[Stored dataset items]
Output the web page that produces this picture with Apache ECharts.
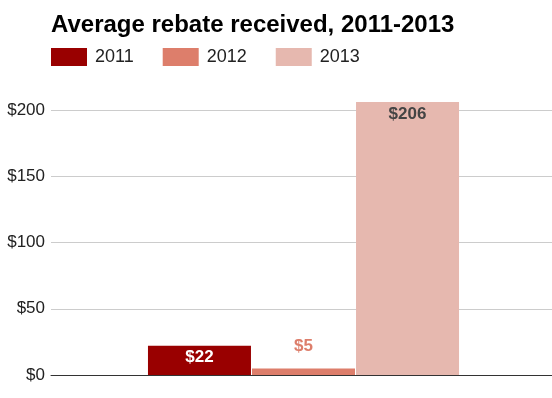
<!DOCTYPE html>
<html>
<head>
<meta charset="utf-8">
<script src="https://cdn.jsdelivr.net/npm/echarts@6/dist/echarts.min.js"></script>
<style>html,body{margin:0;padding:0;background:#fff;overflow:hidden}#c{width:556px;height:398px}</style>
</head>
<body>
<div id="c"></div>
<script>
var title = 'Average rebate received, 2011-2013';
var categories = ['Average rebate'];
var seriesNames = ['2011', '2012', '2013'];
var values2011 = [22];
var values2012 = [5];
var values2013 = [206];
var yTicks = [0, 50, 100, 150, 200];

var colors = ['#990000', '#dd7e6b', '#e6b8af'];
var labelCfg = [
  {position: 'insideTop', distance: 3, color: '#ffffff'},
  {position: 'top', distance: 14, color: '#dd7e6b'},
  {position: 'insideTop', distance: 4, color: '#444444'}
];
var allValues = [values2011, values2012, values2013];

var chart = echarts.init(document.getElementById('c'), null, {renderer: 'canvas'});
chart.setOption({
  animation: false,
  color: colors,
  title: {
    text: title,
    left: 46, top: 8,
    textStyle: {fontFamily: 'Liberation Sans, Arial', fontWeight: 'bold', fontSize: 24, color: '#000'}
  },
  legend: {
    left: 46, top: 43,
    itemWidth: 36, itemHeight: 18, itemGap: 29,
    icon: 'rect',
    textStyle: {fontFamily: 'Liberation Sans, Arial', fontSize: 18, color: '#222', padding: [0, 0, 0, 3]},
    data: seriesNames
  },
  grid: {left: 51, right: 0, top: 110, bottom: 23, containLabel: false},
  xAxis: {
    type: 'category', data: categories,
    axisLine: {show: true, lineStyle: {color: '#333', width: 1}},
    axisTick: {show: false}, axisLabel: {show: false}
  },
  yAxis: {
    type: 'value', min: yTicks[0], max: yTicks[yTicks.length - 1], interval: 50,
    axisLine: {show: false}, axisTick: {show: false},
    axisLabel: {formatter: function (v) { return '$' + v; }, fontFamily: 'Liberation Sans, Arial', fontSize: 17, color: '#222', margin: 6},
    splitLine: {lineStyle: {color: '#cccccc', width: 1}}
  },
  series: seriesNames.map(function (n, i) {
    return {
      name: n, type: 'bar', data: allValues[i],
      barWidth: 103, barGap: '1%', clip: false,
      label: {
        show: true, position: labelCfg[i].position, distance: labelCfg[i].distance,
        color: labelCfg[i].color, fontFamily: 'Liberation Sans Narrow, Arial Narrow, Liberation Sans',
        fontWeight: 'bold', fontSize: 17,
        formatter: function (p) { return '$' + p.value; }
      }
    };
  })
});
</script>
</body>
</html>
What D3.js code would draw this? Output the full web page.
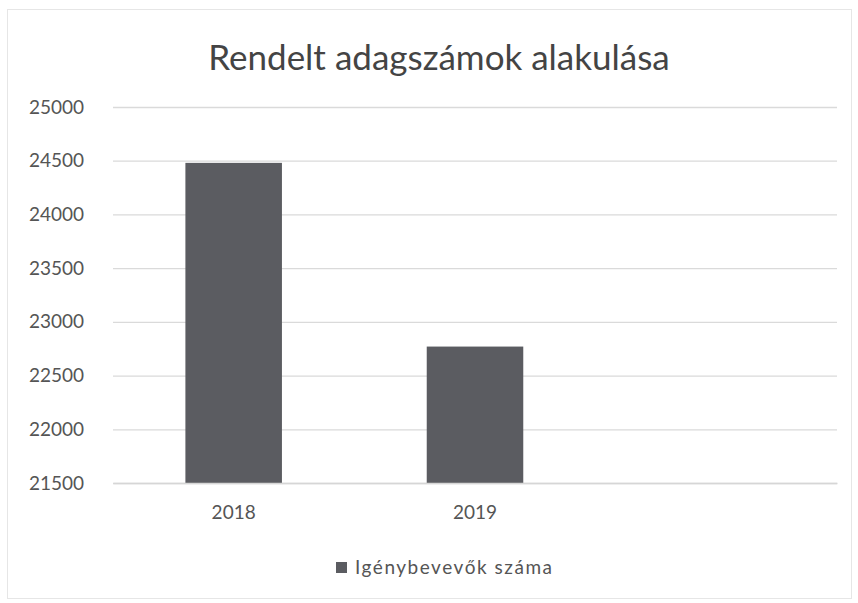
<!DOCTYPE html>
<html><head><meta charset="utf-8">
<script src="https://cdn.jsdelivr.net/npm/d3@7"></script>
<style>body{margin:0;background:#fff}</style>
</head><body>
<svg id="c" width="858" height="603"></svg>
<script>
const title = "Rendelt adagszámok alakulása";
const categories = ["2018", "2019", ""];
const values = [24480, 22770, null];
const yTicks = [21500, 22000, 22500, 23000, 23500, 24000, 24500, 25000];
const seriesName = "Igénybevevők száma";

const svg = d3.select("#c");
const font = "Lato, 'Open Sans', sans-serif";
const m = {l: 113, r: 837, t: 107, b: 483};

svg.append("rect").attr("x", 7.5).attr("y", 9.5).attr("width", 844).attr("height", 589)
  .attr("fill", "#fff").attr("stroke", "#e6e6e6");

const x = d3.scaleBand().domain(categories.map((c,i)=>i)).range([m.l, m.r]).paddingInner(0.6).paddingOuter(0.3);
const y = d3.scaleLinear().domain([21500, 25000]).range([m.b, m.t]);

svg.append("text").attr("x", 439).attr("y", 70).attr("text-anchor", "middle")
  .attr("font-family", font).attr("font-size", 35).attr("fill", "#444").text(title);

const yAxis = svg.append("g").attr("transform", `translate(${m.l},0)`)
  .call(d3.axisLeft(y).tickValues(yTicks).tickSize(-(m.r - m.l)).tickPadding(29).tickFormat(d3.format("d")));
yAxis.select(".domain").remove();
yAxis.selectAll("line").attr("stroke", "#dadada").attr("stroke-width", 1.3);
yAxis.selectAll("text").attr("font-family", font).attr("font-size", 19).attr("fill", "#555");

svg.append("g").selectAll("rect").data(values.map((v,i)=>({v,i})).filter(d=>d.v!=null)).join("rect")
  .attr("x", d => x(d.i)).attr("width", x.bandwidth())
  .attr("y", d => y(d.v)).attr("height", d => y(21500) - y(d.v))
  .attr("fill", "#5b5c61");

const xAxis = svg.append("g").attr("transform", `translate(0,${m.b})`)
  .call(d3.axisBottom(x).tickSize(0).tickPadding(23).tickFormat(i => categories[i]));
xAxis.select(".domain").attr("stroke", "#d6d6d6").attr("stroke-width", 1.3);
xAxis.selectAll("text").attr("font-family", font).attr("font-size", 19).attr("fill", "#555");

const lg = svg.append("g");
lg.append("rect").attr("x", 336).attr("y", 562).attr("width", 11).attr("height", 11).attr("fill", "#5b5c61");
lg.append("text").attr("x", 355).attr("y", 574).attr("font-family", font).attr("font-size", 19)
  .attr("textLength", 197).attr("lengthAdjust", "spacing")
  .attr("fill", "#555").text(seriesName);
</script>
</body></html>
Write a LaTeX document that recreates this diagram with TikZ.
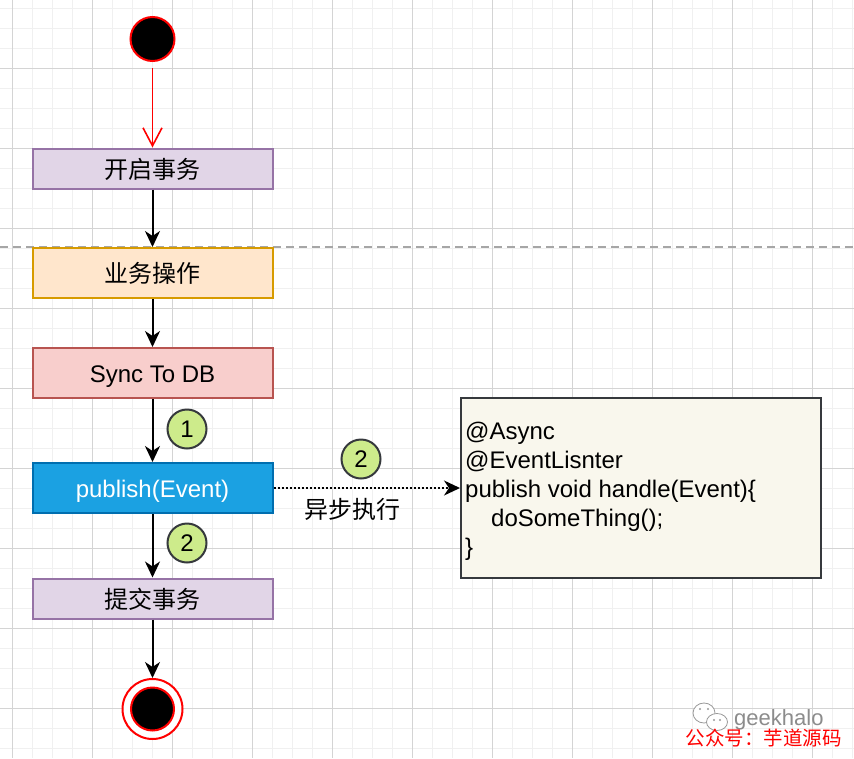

- **Exercise requirements**
Only the lines from the start of the records above through the line containing "var allValues = [values2011, values2012, values2013];" should be returned, exactly and with both ends, please; the pictures stay out.

- **The reply**
Output the web page that produces this picture with Apache ECharts.
<!DOCTYPE html>
<html>
<head>
<meta charset="utf-8">
<script src="https://cdn.jsdelivr.net/npm/echarts@6/dist/echarts.min.js"></script>
<style>html,body{margin:0;padding:0;background:#fff;overflow:hidden}#c{width:556px;height:398px}</style>
</head>
<body>
<div id="c"></div>
<script>
var title = 'Average rebate received, 2011-2013';
var categories = ['Average rebate'];
var seriesNames = ['2011', '2012', '2013'];
var values2011 = [22];
var values2012 = [5];
var values2013 = [206];
var yTicks = [0, 50, 100, 150, 200];

var colors = ['#990000', '#dd7e6b', '#e6b8af'];
var labelCfg = [
  {position: 'insideTop', distance: 3, color: '#ffffff'},
  {position: 'top', distance: 14, color: '#dd7e6b'},
  {position: 'insideTop', distance: 4, color: '#444444'}
];
var allValues = [values2011, values2012, values2013];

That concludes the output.